What brand of NAS hard disk? No SSD's please...

Decades ago now (lol), Toshiba was head and shoulders the best.

IMO now, whatever top-tier brand (WD Segate) is on sale with two caveats: don't buy anything that advertises itself as "green" "energy efficient" (savings not worth the complexity, constant on-off cycling, potential failures);
don't buy the highest capacity drive, go for the 2nd highest---get more NAS bays if you have to.

YMMV. everyone has different quirks.
 
So I would be buying my seagates from newegg, and my toshiba from micro center. Would that help to sway my purchase decision?

The 14TB Exos looks like an early winner on the backblaze stats.
do you even know if your decade old NAS supports 14TB drives? you never bothered to mention what model it is
 
Use your drives in mirror mode (raid 1) and buy / install them in pairs. You won't then need to be concerned about buying the statistically most reliable make/model.
 
You mean an anti-static bagged bare drive tossed into an otherwise empty shoebox isn’t sufficient to transport a precise electronic device?
LOL. I stopped buy drives from Newegg for just this reason. Usually Amazon will have the same product for the same price.

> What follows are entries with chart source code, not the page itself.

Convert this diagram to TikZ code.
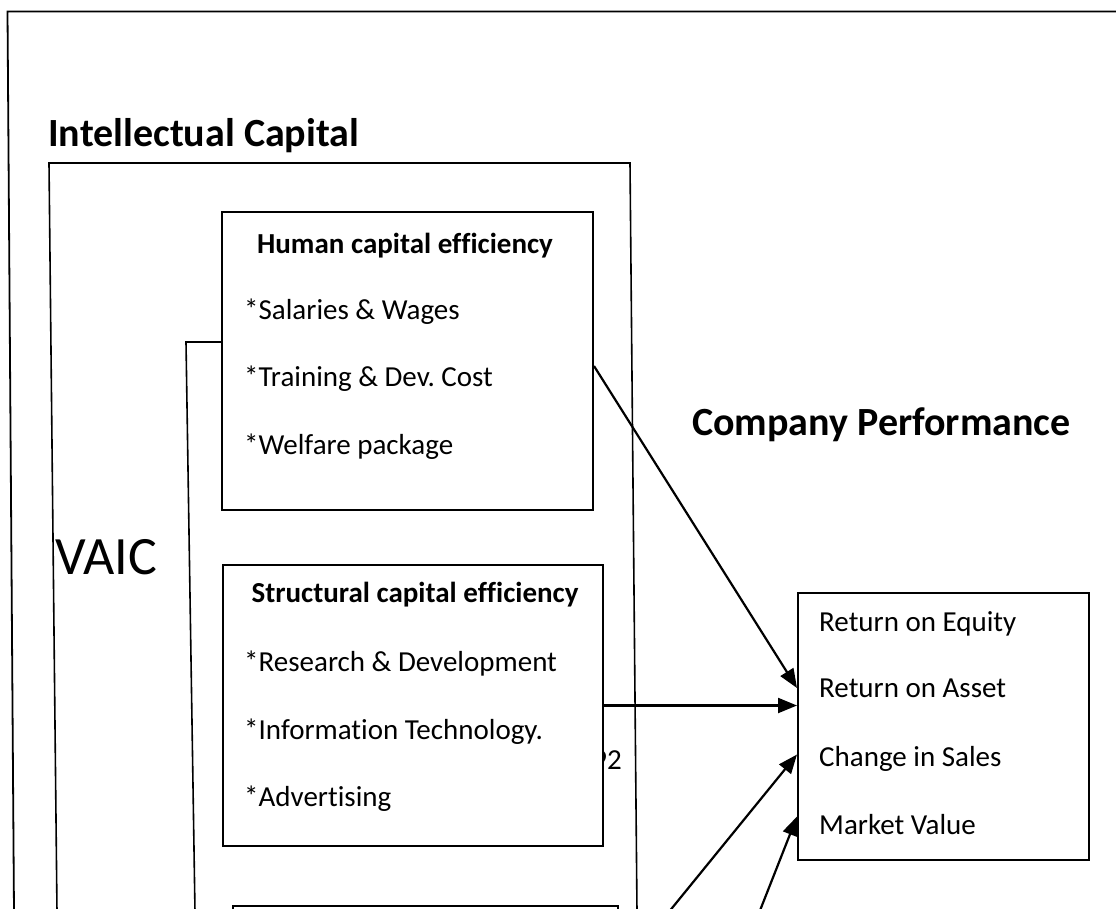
\documentclass[tikz,border=0pt]{standalone}
\usepackage{fontspec}
\setmainfont{Carlito}[Ligatures=NoCommon]
\usetikzlibrary{arrows.meta,calc}
\frenchspacing
\begin{document}
\begin{tikzpicture}[x=1pt,y=-1pt,
  frame/.style={line width=1.8pt},
  thin frame/.style={line width=1.6pt},
  box/.style={draw,line width=2pt,fill=white,inner sep=0pt},
  body/.style={font=\fontsize{29}{34}\selectfont,inner sep=0pt,anchor=base west},
  title/.style={font=\bfseries\fontsize{29}{34}\selectfont,inner sep=0pt,anchor=base},
  head/.style={font=\bfseries\fontsize{40}{46}\selectfont,inner sep=0pt,anchor=base west},
  link/.style={line width=2.2pt,-{Triangle[length=19pt,width=15pt]}}
]
\useasboundingbox (0,0) rectangle (1116,908);
\clip (0,0) rectangle (1116,908);

% outer frame
\draw[frame] (14,912) -- (7.5,11.5) -- (1120,11.5);

% intellectual capital frame
\draw[thin frame] (57,912) -- (49,163) -- (630,163) -- (637,912);

% bracket joining the efficiency boxes
\draw[thin frame] (221,342) -- (186,342) -- (195,912);

% value partly hidden behind the structural box
\node[body,anchor=base east] (num) at (622,769) {92};

% boxes
\node[box,anchor=north west,minimum width=371pt,minimum height=298pt] (hum) at (221,211) {};
\node[box,anchor=north west,minimum width=380pt,minimum height=281pt] (str) at (222,564) {};
\node[box,anchor=north west,minimum width=385pt,minimum height=100pt] (rel) at (232,905) {};
\node[box,anchor=north west,minimum width=291pt,minimum height=267pt] (perf) at (797,592) {};

% headings
\node[head] (ichead) at (48,146) {Intellectual Capital};
\node[head] (cphead) at (692,435) {Company Performance};
\node[body,font=\fontsize{54}{60}\selectfont] (vaic) at (55,574) {VAIC};

% human capital efficiency
\node[title] (humt) at (405,253) {Human capital efficiency};
\node[body] (h1) at (244,319) {*Salaries \& Wages};
\node[body] (h2) at (244,386) {*Training \& Dev. Cost};
\node[body] (h3) at (244,454) {*Welfare package};

% structural capital efficiency
\node[title] (strt) at (415,602) {Structural capital efficiency};
\node[body] (s1) at (244,671) {*Research \& Development};
\node[body] (s2) at (244,739) {*Information Technology.};
\node[body] (s3) at (244,806) {*Advertising};

% performance measures
\node[body] (p1) at (819,631) {Return on Equity};
\node[body] (p2) at (819,697) {Return on Asset};
\node[body] (p3) at (819,766) {Change in Sales};
\node[body] (p4) at (819,834) {Market Value};

% connectors
\coordinate (c3) at (668,913);
\coordinate (c4) at (759,913);
\draw[link] ([yshift=-5pt]hum.east) -- ([yshift=38.5pt]perf.west);
\draw[link] (str.east) -- (str.east -| perf.west);
\draw[link] (c3) -- ([yshift=-28pt]perf.west);
\draw[link] (c4) -- ([yshift=-90pt]perf.west);
\end{tikzpicture}
\end{document}
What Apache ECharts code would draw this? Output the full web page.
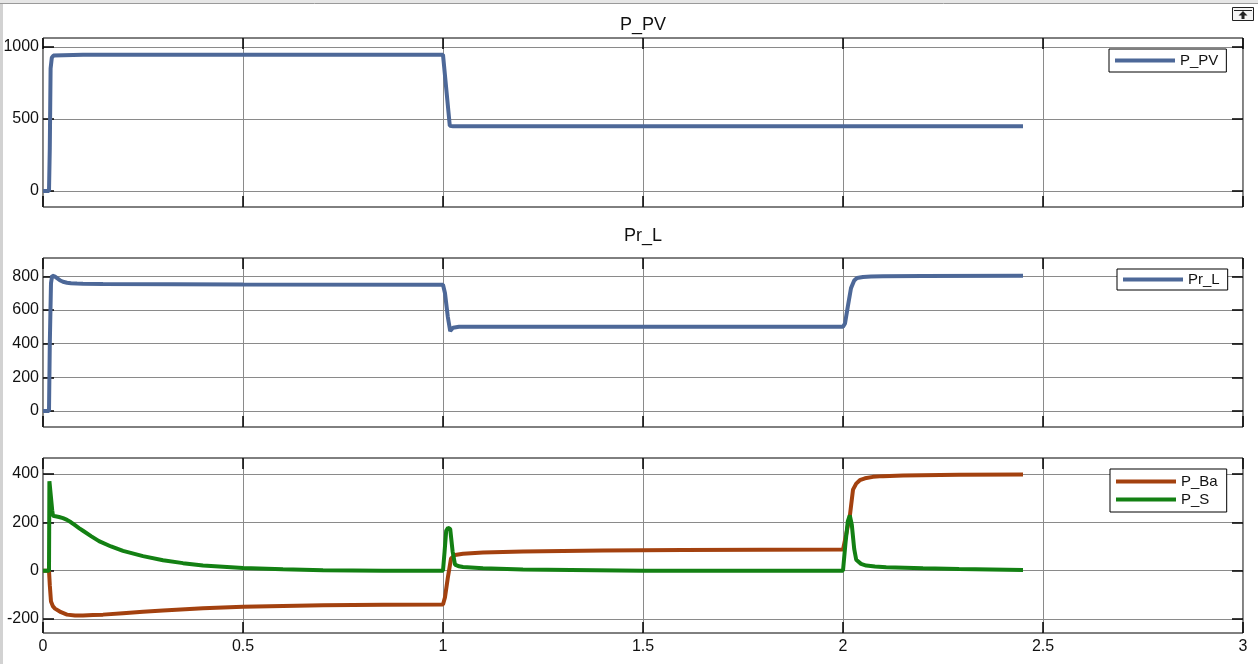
<!DOCTYPE html>
<html>
<head>
<meta charset="utf-8">
<script src="https://cdn.jsdelivr.net/npm/echarts@6/dist/echarts.min.js"></script>
<style>html,body{margin:0;padding:0;background:#fff;}#c{width:1258px;height:664px;}</style>
</head>
<body>
<div id="c"></div>
<script>
// ---- Data ----
const xTicks = [0, 0.5, 1, 1.5, 2, 2.5, 3];

const tPV = [0, 0.015, 0.017, 0.019, 0.022, 0.026, 0.03, 0.1, 0.5, 1.0, 1.003, 1.017, 1.025, 1.5, 2.0, 2.45];
const vPV = [0, 0, 300, 850, 925, 940, 945, 946, 946, 946, 940, 452, 449, 449, 449, 449];

const tPrL = [0, 0.015, 0.017, 0.02, 0.023, 0.026, 0.03, 0.035, 0.042, 0.05, 0.06, 0.07, 0.085, 0.1, 0.15, 0.5, 1.0, 1.005, 1.012, 1.018, 1.025, 1.04, 1.5, 2.0, 2.005, 2.012, 2.02, 2.028, 2.035, 2.05, 2.07, 2.1, 2.2, 2.45];
const vPrL = [0, 0, 400, 760, 805, 810, 798, 788, 777, 768, 762, 759, 757, 756, 755, 752, 750, 700, 560, 475, 495, 500, 500, 500, 520, 620, 730, 775, 790, 796, 799, 800, 802, 803];

const tBa = [0, 0.015, 0.017, 0.02, 0.025, 0.03, 0.035, 0.045, 0.06, 0.08, 0.1, 0.125, 0.15, 0.2, 0.25, 0.3, 0.4, 0.5, 0.6, 0.7, 0.85, 1.0, 1.005, 1.012, 1.02, 1.03, 1.05, 1.1, 1.2, 1.4, 1.6, 2.0, 2.008, 2.017, 2.025, 2.033, 2.042, 2.055, 2.075, 2.1, 2.15, 2.29, 2.45];
const vBa = [0, 0, -60, -128, -148, -157, -163, -172, -182, -186, -186, -184, -182, -176, -170, -165, -156, -149, -146, -143, -141, -140, -110, -30, 50, 65, 70, 75, 79, 83, 85, 87, 150, 225, 335, 360, 374, 382, 388, 391, 394, 397, 398];

const tS = [0, 0.015, 0.016, 0.021, 0.023, 0.025, 0.04, 0.05, 0.06, 0.07, 0.08, 0.09, 0.1, 0.12, 0.14, 0.17, 0.2, 0.25, 0.3, 0.35, 0.4, 0.5, 0.6, 0.7, 0.85, 1.0, 1.004, 1.008, 1.0125, 1.018, 1.024, 1.03, 1.04, 1.05, 1.1, 1.2, 1.5, 2.0, 2.006, 2.012, 2.017, 2.022, 2.028, 2.033, 2.045, 2.058, 2.08, 2.108, 2.2, 2.29, 2.45];
const vS = [0, 0, 370, 378, 250, 227, 222, 217, 210, 200, 188, 176, 165, 143, 122, 100, 82, 60, 43, 31, 21, 11, 6, 2, 0, 0, 80, 165, 177, 172, 80, 25, 18, 15, 10, 5, 0, 0, 110, 205, 228, 190, 90, 45, 28, 21, 17, 14, 10, 7, 3];

const yTicksPV = [0, 500, 1000];
const yTicksPrL = [0, 200, 400, 600, 800];
const yTicksBot = [-200, 0, 200, 400];

const titles = ['P_PV', 'Pr_L'];
const names = ['P_PV', 'Pr_L', 'P_Ba', 'P_S'];

// ---- Build ----
const zip = (t, v) => t.map((x, i) => [x, v[i]]);
const C_BLUE = '#4d6898', C_BROWN = '#a3410f', C_GREEN = '#138013';
const FONT = '"Liberation Sans", Arial, sans-serif';
const TXT = '#111';

const grids = [
  {left: 43, top: 38, width: 1200, height: 169},
  {left: 43, top: 258, width: 1200, height: 169},
  {left: 43, top: 458, width: 1200, height: 175}
].map(g => Object.assign(g, {show: true, borderColor: '#000', borderWidth: 1, backgroundColor: '#fff'}));

const yRanges = [[-111, 1062, yTicksPV], [-95, 909, yTicksPrL], [-258, 466, yTicksBot]];

const tickStyle = {show: true, inside: true, length: 11, lineStyle: {color: '#000', width: 1.5}};
const xAxis = [], yAxis = [];
for (let g = 0; g < 3; g++) {
  xAxis.push({
    type: 'value', gridIndex: g, min: 0, max: 3, interval: 0.5, position: 'bottom',
    axisLine: {show: false, onZero: false},
    axisTick: tickStyle,
    axisLabel: {show: g === 2, fontSize: 16, color: TXT, fontFamily: FONT, margin: 6,
      formatter: v => String(v)},
    splitLine: {show: true, lineStyle: {color: '#8a8a8a', width: 1}}
  });
  xAxis.push({
    type: 'value', gridIndex: g, min: 0, max: 3, interval: 0.5, position: 'top',
    axisLine: {show: false, onZero: false},
    axisTick: tickStyle,
    axisLabel: {show: false}, splitLine: {show: false}
  });
  const [mn, mx, tk] = yRanges[g];
  yAxis.push({
    type: 'value', gridIndex: g, min: mn, max: mx, position: 'left',
    axisLine: {show: false, onZero: false},
    axisTick: Object.assign({}, tickStyle, {customValues: tk}),
    axisLabel: {show: true, customValues: tk, fontSize: 16, color: TXT, fontFamily: FONT, margin: 4,
      formatter: v => String(v)},
    splitLine: {show: true, lineStyle: {color: '#8a8a8a', width: 1}}
  });
  yAxis.push({
    type: 'value', gridIndex: g, min: mn, max: mx, position: 'right',
    axisLine: {show: false, onZero: false},
    axisTick: Object.assign({}, tickStyle, {customValues: tk}),
    axisLabel: {show: false}, splitLine: {show: false}
  });
}

function line(name, data, color, grid) {
  return {
    name, type: 'line', data, xAxisIndex: grid * 2, yAxisIndex: grid * 2,
    showSymbol: false, symbol: 'none', smooth: false, animation: false,
    color, lineStyle: {color, width: 4}
  };
}

const legendBase = {
  orient: 'vertical', icon: 'rect', itemWidth: 60, itemHeight: 4, itemGap: 3,
  borderColor: '#000', borderWidth: 1, backgroundColor: '#fff', borderRadius: 0,
  textStyle: {fontSize: 15, color: TXT, fontFamily: FONT},
  selectedMode: false
};

const option = {
  animation: false,
  backgroundColor: '#fff',
  title: [
    {text: titles[0], left: 643, top: 16, textAlign: 'center', padding: 0,
      textStyle: {fontSize: 18, fontWeight: 'normal', color: TXT, fontFamily: FONT}},
    {text: titles[1], left: 643, top: 227, textAlign: 'center', padding: 0,
      textStyle: {fontSize: 18, fontWeight: 'normal', color: TXT, fontFamily: FONT}}
  ],
  legend: [
    Object.assign({}, legendBase, {data: [names[0]], left: 1109, top: 49, padding: [4, 8, 4, 6]}),
    Object.assign({}, legendBase, {data: [names[1]], left: 1117, top: 269, padding: [3, 8, 3, 6]}),
    Object.assign({}, legendBase, {data: [names[2], names[3]], left: 1110, top: 469, padding: [5, 9, 5, 6]})
  ],
  grid: grids,
  xAxis, yAxis,
  series: [
    line(names[0], zip(tPV, vPV), C_BLUE, 0),
    line(names[1], zip(tPrL, vPrL), C_BLUE, 1),
    line(names[2], zip(tBa, vBa), C_BROWN, 2),
    line(names[3], zip(tS, vS), C_GREEN, 2)
  ],
  graphic: [
    {type: 'rect', left: 0, top: 0, shape: {width: 1258, height: 3}, style: {fill: '#e6e6e6'}, silent: true},
    {type: 'line', shape: {x1: 0, y1: 3.5, x2: 1258, y2: 3.5}, style: {stroke: '#9a9a9a', lineWidth: 1}, silent: true},
    {type: 'rect', left: 0, top: 4, shape: {width: 3, height: 660}, style: {fill: '#d2d2d2'}, silent: true},
    {type: 'rect', shape: {x: 1232.5, y: 7.5, width: 21, height: 13}, style: {fill: '#f4f4f4', stroke: '#222', lineWidth: 1}, silent: true},
    {type: 'line', shape: {x1: 1234, y1: 10.5, x2: 1252, y2: 10.5}, style: {stroke: '#222', lineWidth: 1}, silent: true},
    {type: 'polygon', shape: {points: [[1243, 11], [1238.5, 15.5], [1241.5, 15.5], [1241.5, 19], [1244.5, 19], [1244.5, 15.5], [1247.5, 15.5]]}, style: {fill: '#222'}, silent: true}
  ]
};

const chart = echarts.init(document.getElementById('c'), null, {renderer: 'canvas'});
chart.setOption(option);
</script>
</body>
</html>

To the OP's question, I've had reliable use with Seagate Iron Wolf drives.
 
do you even know if your decade old NAS supports 14TB drives? you never bothered to mention what model it is
It will be a Lenovo Tower Server ST250. Xeon E2136, idles at 18W, as opposed to the ancient relic currently in place idles at 40w. It supports all SAS drives or all SATA drives. You cannot mix and match SAS/SATA on the same controller.
 
This is a follow up to my previous post in this thread. I purchased two 8 TB WD Red Plus drives which spin at 5800 RPM. I wanted quiet over performance. I don't hear the drives spinning, but I do hear occasional actuation. Operating temperature ranges from 28-31 C with one rear case fan providing cooling at minimum speed which I don't hear. My system is a 4th gen Core i7-4770 running TrueNAS Scale. CPU power draw at idle is 10-15 watts. I use it for automated backups of 5 PCs and file transfers. This is my first NAS and I'm happy with it.
 
Last edited:
Use your drives in mirror mode (raid 1) and buy / install them in pairs. You won't then need to be concerned about buying the statistically most reliable make/model.

That's my approach too, head in the sand :)

Seriously though, that's my setup though I use ZFS on linux and not Raid. I also bought two different manufacturer drives, and each pair has one of the one and one of the other, so that if one manufacturer has a bad run and they both die quite soon to each other, at least the other half of each pair is still alive.

Lately I've been thinking about switching to RaidZ even though it can be a little slower, as it's a better use of disk space and I don't have any really need for speed in my media server, it's more than fast enough for whatever I'm doing with it.